Zillow_1_9 I've argued for a long time now that part of what's going on in cities is smaller families - 1 or 2 people - taking over spaces that once housed much larger families or even groups of families. You can see this everywhere from Brooklyn's Park Slope to Chicago's Lincoln Park, Boston's South End, and lot's of other places.  So I was  delighted to see the folks over at  Zillow have  crunched the requisite numbers. 

American families have shrunk dramatically and consistently over the past century. In 1900, the average American family was 4.6 people. By 1940 it declined to less than 4. In 1980 it slipped below 3, and  hovers around 2.5 people today. Over the same time, our houses have gotten much, much bigger.  In 1900, the average new home was about 700 square feet and most families lived in much smaller quarters than than. By 1940, the average new home was 1500 square feet where it hovered through the 60s and 70s. Before climbing to more than 2000 square feet in 1990 and around 2500 square feet today.


Zillow_2_3 Or think of it this way. In 1900 the average American family in a new home was using up about 152 square feet per person.  By 1940, each of them was consuming more than 400 square feet.  By 1990, the figure was roughly 750 square feet. And today it's about 1000 square feet each.

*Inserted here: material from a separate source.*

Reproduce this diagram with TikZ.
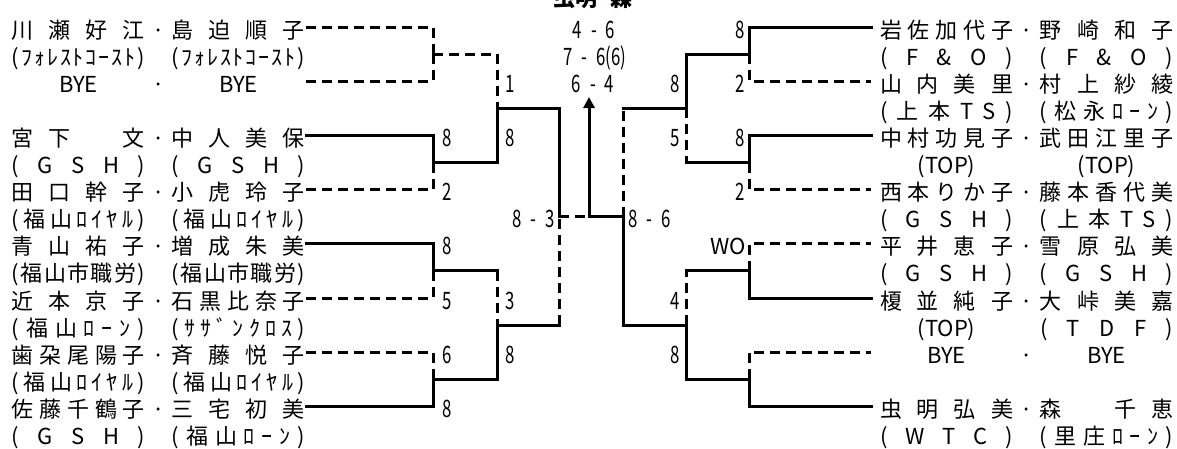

We don't need all that space. In many ways, big houses have become a status good. And a costly one at that. The environmental costs and impacts of our super-sized housing are a no-brainer. But there's also the tremendous opportunity costs that come from chanelling a large share of national investment and savings into real estate as  as opposed to say new technologies, new innovative industries, or improved health care?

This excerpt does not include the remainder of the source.